Putting these together, the derivative of the function is \( f'(x) = 1 - \frac{1}{x} \).This derivative will allow us to find the critical values where the derivative is zero or undefined, which are the potential points where the function changes its increasing or decreasing nature.

To understand where \( f(x) = x - \ln x \) increases or decreases, we analyze the sign of the derivative \( f'(x) = 1 - \frac{1}{x} \). Critical points are identified by setting \( f'(x) \) equal to zero, resulting in a critical point at \( x = 1 \). This critical point divides the domain into intervals:

• For \( x < 1 \), substituting any value such as \( x = 0.5 \) into the derivative gives \( f'(0.5) = 1 - 2 = -1 \). This means the function is decreasing in the interval \((0,1)\).
• For \( x > 1 \), substituting a value like \( x = 2 \) yields \( f'(2) = 1 - 0.5 = 0.5 \). Thus, the function is increasing in the interval \((1, \infty)\).

Determining these intervals helps us understand the overall behavior of the function as we move along the x-axis.

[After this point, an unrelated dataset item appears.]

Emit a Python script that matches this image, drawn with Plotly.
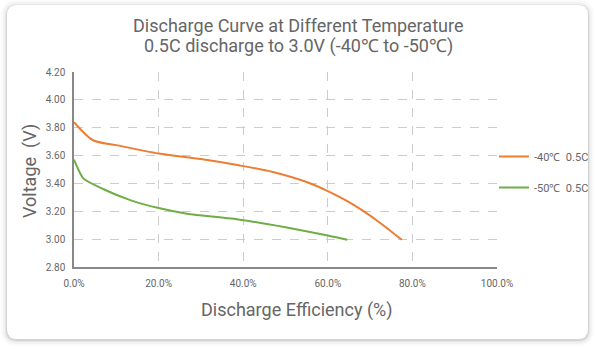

Relative extrema refer to the relative maximum and minimum points of a function. These occur where the derivative changes sign, marking a transition between increasing and decreasing behavior.In our function \( f(x) = x - \ln x \), we identified that the critical point at \( x = 1 \) marks a change in direction — from decreasing (for \( x < 1 \)) to increasing (for \( x > 1 \)). This sign change in the derivative \( f'(x) \) shows that \( x = 1 \) is a relative minimum. Calculating \( f(1) \) gives us \( f(1) = 1 - \ln 1 = 1 - 0 = 1 \). Hence, there is a relative minimum point at \( (1, 1) \). This information suggests where the function reaches a low point before beginning to rise again.

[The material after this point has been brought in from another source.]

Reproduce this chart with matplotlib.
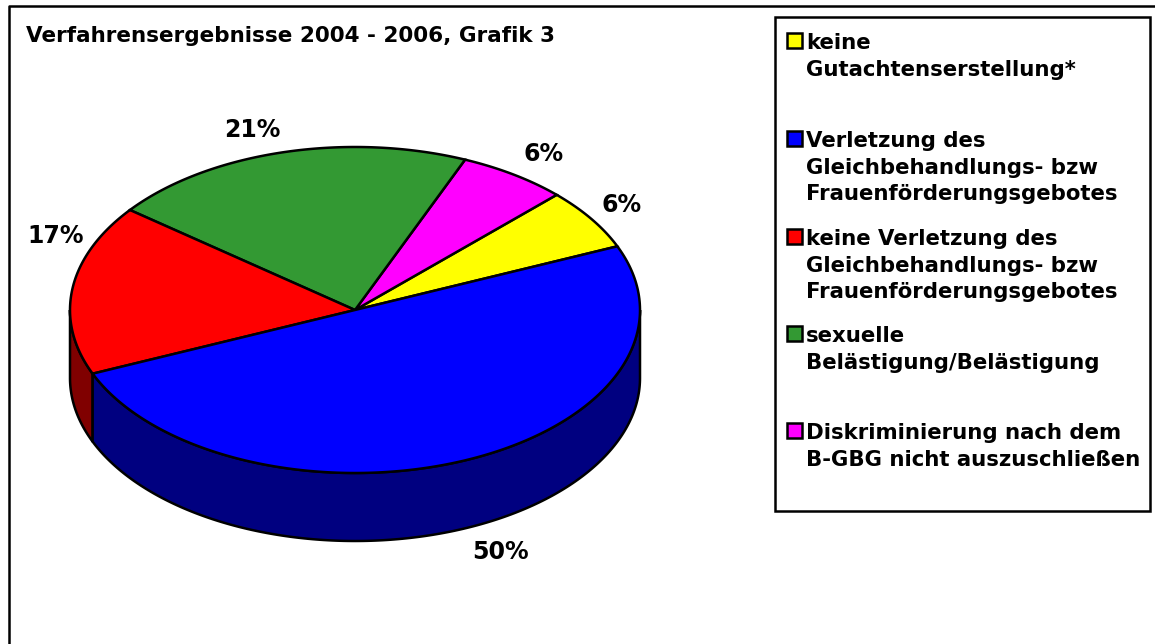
import numpy as np
import matplotlib
matplotlib.use('Agg')
import matplotlib.pyplot as plt
from matplotlib.patches import Rectangle

categories = [['keine', 'Gutachtenserstellung*'],
              ['Verletzung des', 'Gleichbehandlungs- bzw', 'Frauenförderungsgebotes'],
              ['keine Verletzung des', 'Gleichbehandlungs- bzw', 'Frauenförderungsgebotes'],
              ['sexuelle', 'Belästigung/Belästigung'],
              ['Diskriminierung nach dem', 'B-GBG nicht auszuschließen']]
# slice sizes as measured on the picture, the labels are the rounded ones
values = [6.1, 50.0, 16.9, 20.8, 6.2]
pct_labels = ['6%', '50%', '17%', '21%', '6%']
# drawing order around the pie, counter clockwise from the right
pie_order = [0, 4, 3, 2, 1]
colors = ['#FFFF00', '#0000FF', '#FF0000', '#339933', '#FF00FF']
dark_colors = ['#808000', '#000080', '#800000', '#1A4D1A', '#800080']
label_pos = [(622, 205), (501, 552), (55.5, 236), (252.5, 130), (544, 154)]
legend_y = [49, 147, 245, 342, 439]

plt.rcParams['font.family'] = ['DejaVu Sans']
plt.rcParams['font.weight'] = 'bold'
fig = plt.figure(figsize=(11.55, 6.44), dpi=100)
ax = fig.add_axes([0, 0, 1, 1])
ax.set_xlim(0, 1155)
ax.set_ylim(644, 0)
ax.axis('off')

ax.plot([9, 9, 1155], [644, 5.5, 5.5], color='k', lw=1.8)

cx, cy, rx, ry, depth = 355, 310, 285, 163, 68
start = 23.0
angles = start + np.cumsum([0] + [values[i] for i in pie_order]) / sum(values) * 360


def ell(t, dy=0):
    t = np.radians(t)
    return cx + rx * np.cos(t), cy - ry * np.sin(t) + dy


# side wall, only the front half of the rim shows
for n, i in enumerate(pie_order):
    a, b = angles[n], angles[n + 1]
    lo, hi = max(a, 180), min(b, 360)
    if i == 1:
        lo, hi = a, 360
    if lo >= hi:
        continue
    t = np.linspace(lo, hi, 200)
    x, y = ell(t)
    x2, y2 = ell(t[::-1], depth)
    ax.fill(np.r_[x, x2], np.r_[y, y2], facecolor=dark_colors[i], edgecolor='k', lw=1.8, zorder=2)

# top face
for n, i in enumerate(pie_order):
    t = np.linspace(angles[n], angles[n + 1], 200)
    x, y = ell(t)
    ax.fill(np.r_[cx, x], np.r_[cy, y], facecolor=colors[i], edgecolor='k', lw=1.8, zorder=3)

for i, (px, py) in enumerate(label_pos):
    ax.text(px, py, pct_labels[i], fontsize=17, ha='center', va='center')

ax.text(26, 36, 'Verfahrensergebnisse 2004 - 2006, Grafik 3', fontsize=15.5, va='center')

# legend box
ax.add_patch(Rectangle((775, 17), 375, 494, facecolor='w', edgecolor='k', lw=1.8, zorder=1))
for i, y in enumerate(legend_y):
    ax.add_patch(Rectangle((786.5, y - 16), 15, 15, facecolor=colors[i], edgecolor='k', lw=1.8))
    for k, line in enumerate(categories[i]):
        ax.text(806, y + 26.5 * k, line, fontsize=15.35, va='baseline')

fig.savefig('out.png', dpi=100)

With all the information gathered from the derivative, critical points, and intervals, sketching the graph of \( f(x) = x - \ln x \) becomes much easier. Here are the steps for visualizing the curve:

• Start by marking the critical point \( (1, 1) \), where we have identified a relative minimum.
• For \( x < 1 \), the slope of the function is negative, indicating the graph will descend as it approaches \( x = 1 \).
• For \( x > 1 \), the slope is positive, meaning the graph will ascend as it moves to the right.

These characteristics tell us the graph decreases to the point \( (1, 1) \) and then increases beyond it. This attaches crucial meaning to the behavior of \( f(x) \) across different values, providing a visual representation of its behavior — critical for understanding how the function behaves across its domain.